[The problem]: Determine how many lines in the entries below include "this". The reply should be that number and nothing else.

[Data excerpts]:
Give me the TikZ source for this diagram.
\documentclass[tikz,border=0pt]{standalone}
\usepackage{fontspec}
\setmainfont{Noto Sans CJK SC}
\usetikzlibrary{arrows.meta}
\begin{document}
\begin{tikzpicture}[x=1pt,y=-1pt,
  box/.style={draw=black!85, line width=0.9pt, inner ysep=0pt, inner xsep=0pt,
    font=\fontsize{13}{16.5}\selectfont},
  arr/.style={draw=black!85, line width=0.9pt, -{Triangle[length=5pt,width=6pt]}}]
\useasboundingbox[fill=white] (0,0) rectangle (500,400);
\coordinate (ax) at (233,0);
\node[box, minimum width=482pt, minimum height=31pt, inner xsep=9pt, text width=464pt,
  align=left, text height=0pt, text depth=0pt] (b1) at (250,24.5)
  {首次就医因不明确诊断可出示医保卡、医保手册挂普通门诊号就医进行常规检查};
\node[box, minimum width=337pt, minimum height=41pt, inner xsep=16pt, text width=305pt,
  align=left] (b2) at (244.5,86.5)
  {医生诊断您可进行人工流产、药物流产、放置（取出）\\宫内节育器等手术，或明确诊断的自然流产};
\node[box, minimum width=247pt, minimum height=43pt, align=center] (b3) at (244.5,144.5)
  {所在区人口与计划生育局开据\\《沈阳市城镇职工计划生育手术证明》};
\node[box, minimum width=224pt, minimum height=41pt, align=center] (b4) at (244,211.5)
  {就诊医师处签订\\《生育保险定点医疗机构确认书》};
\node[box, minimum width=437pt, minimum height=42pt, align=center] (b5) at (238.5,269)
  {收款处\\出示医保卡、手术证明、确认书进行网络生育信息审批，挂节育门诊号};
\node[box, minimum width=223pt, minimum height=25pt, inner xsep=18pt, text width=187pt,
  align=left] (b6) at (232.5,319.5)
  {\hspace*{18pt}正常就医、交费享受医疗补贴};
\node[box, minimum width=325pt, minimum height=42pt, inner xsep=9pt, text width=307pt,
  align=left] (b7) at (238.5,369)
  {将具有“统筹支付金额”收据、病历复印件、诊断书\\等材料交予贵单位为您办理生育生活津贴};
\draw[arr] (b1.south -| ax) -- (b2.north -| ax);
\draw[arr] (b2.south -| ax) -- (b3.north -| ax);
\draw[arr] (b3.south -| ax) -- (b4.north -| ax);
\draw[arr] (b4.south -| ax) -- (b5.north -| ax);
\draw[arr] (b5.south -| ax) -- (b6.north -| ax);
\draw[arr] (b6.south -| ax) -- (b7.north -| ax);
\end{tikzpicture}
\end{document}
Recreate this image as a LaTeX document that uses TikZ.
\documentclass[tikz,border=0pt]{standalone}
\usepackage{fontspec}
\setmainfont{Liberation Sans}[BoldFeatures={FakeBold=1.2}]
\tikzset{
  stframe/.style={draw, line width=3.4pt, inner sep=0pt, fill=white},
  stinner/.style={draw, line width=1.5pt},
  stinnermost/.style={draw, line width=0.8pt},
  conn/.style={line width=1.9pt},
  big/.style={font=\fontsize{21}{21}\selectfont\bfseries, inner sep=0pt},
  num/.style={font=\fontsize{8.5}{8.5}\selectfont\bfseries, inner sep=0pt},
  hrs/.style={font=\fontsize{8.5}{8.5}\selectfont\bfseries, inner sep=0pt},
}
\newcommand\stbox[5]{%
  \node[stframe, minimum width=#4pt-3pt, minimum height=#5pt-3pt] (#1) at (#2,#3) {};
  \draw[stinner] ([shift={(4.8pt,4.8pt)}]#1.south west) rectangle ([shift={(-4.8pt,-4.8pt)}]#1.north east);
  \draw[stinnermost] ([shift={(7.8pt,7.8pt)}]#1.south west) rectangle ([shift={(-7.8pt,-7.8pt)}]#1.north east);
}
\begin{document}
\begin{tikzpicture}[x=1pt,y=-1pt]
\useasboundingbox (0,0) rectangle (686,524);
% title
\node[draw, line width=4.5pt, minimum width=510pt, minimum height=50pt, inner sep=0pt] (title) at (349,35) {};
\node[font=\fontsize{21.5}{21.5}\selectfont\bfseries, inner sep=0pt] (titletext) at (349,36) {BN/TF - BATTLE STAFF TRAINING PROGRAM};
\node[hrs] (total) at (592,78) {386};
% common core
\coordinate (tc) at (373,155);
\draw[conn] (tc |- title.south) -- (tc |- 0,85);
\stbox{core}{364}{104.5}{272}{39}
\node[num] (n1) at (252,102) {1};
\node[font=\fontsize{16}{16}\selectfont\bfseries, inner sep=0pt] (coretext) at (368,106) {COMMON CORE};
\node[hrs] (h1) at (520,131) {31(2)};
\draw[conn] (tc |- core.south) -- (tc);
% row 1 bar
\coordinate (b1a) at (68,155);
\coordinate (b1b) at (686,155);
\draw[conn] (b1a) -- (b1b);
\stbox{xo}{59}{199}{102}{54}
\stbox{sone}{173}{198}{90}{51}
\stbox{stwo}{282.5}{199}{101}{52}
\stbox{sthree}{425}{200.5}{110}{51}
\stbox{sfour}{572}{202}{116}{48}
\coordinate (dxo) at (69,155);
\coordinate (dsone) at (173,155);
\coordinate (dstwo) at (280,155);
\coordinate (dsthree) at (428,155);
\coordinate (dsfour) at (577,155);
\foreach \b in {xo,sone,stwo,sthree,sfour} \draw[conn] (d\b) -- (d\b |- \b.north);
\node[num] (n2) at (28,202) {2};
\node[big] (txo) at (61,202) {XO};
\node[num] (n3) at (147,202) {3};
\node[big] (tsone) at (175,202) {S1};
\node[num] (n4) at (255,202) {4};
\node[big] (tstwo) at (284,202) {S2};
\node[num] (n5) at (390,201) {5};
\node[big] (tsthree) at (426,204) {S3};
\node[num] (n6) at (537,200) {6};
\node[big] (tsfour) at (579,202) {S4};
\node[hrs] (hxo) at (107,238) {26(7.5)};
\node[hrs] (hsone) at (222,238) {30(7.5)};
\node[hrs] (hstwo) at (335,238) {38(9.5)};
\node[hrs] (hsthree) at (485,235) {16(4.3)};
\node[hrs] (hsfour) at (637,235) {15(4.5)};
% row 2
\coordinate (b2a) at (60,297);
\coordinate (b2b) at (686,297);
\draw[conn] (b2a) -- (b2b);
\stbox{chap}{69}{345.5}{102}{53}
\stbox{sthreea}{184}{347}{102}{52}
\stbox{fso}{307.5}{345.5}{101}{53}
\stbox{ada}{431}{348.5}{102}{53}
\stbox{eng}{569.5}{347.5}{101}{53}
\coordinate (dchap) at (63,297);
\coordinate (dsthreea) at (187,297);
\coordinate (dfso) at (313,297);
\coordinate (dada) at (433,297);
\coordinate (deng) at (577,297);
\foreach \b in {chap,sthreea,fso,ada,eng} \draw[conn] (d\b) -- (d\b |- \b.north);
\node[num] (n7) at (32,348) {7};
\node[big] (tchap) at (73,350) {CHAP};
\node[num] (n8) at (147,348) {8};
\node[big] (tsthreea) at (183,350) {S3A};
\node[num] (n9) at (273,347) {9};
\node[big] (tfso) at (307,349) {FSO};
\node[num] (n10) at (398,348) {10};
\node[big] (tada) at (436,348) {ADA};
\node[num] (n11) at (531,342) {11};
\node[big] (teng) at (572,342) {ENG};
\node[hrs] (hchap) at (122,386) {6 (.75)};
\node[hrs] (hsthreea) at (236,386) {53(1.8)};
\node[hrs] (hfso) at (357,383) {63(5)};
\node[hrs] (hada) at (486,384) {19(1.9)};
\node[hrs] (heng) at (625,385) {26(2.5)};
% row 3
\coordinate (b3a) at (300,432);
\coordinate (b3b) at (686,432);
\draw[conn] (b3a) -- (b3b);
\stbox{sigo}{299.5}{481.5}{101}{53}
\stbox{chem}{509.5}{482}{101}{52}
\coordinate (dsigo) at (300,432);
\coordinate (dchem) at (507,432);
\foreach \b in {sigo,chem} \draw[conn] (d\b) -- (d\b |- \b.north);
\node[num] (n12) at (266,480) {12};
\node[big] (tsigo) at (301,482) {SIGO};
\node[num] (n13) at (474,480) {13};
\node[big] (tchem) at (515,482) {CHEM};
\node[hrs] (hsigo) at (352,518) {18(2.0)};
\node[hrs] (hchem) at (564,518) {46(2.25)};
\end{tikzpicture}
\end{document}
* * *
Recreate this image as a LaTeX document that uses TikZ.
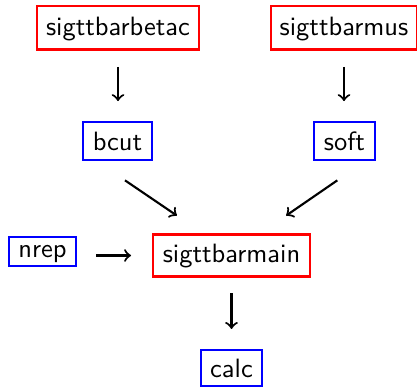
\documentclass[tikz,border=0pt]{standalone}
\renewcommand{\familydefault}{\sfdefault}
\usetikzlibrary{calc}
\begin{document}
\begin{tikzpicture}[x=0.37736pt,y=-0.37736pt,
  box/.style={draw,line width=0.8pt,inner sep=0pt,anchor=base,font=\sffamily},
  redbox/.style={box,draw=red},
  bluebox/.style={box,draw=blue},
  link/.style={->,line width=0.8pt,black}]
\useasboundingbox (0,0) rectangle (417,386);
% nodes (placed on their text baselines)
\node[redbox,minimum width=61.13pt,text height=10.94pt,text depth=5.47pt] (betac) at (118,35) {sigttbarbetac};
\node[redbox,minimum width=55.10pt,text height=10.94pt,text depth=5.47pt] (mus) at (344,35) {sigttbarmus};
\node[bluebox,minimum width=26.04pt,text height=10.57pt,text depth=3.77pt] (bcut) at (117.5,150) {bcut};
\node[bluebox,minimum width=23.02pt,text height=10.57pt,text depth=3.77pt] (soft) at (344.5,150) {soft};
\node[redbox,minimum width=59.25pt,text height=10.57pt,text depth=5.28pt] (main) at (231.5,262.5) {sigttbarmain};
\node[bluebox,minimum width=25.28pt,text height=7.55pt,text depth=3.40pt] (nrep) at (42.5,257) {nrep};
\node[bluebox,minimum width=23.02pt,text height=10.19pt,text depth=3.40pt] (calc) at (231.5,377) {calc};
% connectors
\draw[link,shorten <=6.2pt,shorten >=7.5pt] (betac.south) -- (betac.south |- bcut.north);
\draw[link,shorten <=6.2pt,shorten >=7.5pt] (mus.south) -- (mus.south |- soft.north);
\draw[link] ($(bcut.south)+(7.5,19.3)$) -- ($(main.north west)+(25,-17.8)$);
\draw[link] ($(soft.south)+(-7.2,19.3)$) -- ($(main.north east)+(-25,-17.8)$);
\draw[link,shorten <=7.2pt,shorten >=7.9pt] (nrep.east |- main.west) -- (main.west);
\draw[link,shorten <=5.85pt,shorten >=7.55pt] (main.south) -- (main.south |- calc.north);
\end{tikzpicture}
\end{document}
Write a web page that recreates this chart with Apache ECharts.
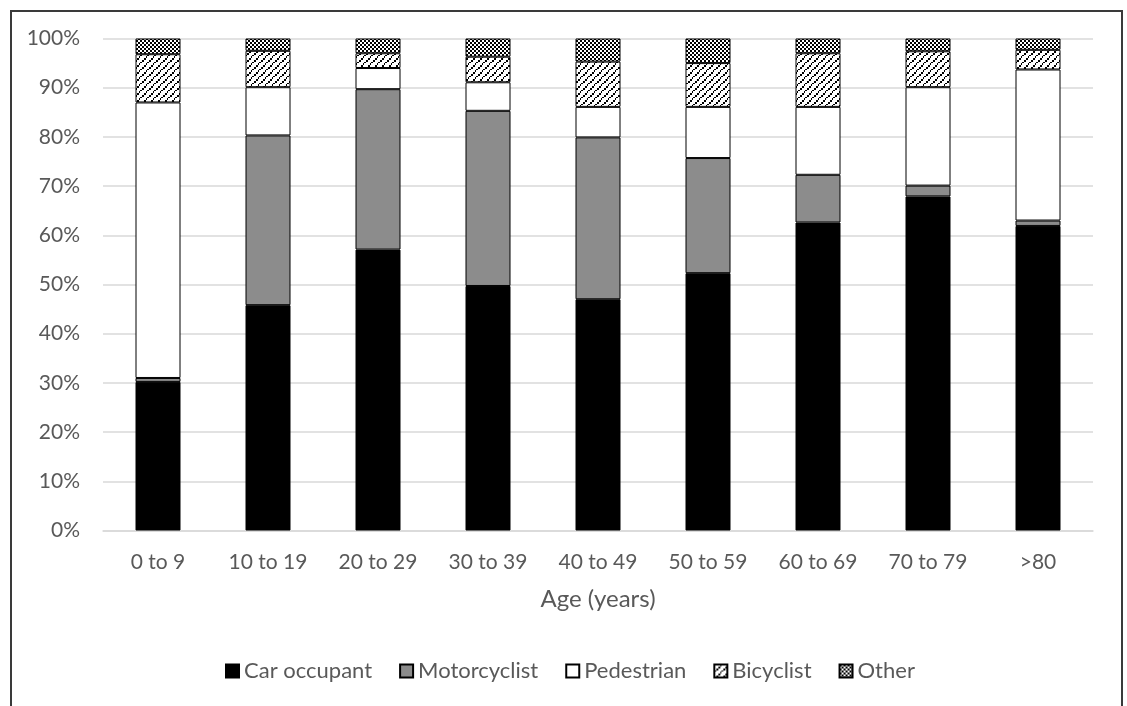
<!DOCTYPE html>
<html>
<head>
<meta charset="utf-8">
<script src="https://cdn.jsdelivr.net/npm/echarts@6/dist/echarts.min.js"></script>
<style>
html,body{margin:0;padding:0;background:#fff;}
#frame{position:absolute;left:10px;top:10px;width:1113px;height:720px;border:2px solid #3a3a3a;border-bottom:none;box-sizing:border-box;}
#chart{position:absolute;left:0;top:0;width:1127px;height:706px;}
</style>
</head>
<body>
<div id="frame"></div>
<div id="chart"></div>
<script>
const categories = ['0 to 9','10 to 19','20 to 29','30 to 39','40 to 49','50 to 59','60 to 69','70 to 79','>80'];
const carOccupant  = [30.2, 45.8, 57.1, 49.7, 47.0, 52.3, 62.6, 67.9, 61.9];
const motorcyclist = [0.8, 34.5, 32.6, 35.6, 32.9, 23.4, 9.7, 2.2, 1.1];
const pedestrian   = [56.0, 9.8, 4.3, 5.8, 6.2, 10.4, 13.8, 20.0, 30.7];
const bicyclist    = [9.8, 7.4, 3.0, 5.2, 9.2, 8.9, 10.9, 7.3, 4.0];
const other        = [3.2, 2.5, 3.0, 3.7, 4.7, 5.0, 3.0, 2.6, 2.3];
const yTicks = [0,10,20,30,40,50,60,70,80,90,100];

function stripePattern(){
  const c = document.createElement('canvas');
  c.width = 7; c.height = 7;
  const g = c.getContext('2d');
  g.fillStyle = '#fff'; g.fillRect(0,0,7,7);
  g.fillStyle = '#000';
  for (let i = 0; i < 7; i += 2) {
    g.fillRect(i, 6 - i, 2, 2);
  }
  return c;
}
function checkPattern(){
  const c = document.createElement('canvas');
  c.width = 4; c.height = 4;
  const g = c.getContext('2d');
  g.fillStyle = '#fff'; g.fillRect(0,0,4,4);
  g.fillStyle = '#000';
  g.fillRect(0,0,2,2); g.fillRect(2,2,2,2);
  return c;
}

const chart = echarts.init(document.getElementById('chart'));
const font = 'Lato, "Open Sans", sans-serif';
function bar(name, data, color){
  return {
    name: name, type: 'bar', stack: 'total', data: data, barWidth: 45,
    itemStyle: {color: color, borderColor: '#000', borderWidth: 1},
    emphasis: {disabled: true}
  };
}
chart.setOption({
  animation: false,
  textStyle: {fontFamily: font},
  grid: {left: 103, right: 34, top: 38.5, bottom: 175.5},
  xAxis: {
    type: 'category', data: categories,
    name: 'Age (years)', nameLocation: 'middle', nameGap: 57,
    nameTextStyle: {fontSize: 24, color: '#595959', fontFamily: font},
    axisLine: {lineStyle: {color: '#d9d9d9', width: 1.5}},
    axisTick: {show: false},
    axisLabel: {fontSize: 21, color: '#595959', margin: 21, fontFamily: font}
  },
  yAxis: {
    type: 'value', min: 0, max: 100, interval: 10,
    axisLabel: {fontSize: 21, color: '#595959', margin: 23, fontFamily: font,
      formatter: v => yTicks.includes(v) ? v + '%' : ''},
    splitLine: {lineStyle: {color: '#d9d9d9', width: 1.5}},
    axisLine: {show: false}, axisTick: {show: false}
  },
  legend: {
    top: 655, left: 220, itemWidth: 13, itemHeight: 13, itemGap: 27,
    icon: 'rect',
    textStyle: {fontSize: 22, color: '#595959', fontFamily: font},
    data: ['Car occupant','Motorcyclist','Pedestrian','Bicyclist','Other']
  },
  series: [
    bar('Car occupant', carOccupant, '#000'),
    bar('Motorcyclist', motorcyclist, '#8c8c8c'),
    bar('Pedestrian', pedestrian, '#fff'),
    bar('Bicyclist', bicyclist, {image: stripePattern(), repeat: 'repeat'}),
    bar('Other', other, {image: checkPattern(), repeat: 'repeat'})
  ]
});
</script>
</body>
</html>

[Task result]: 4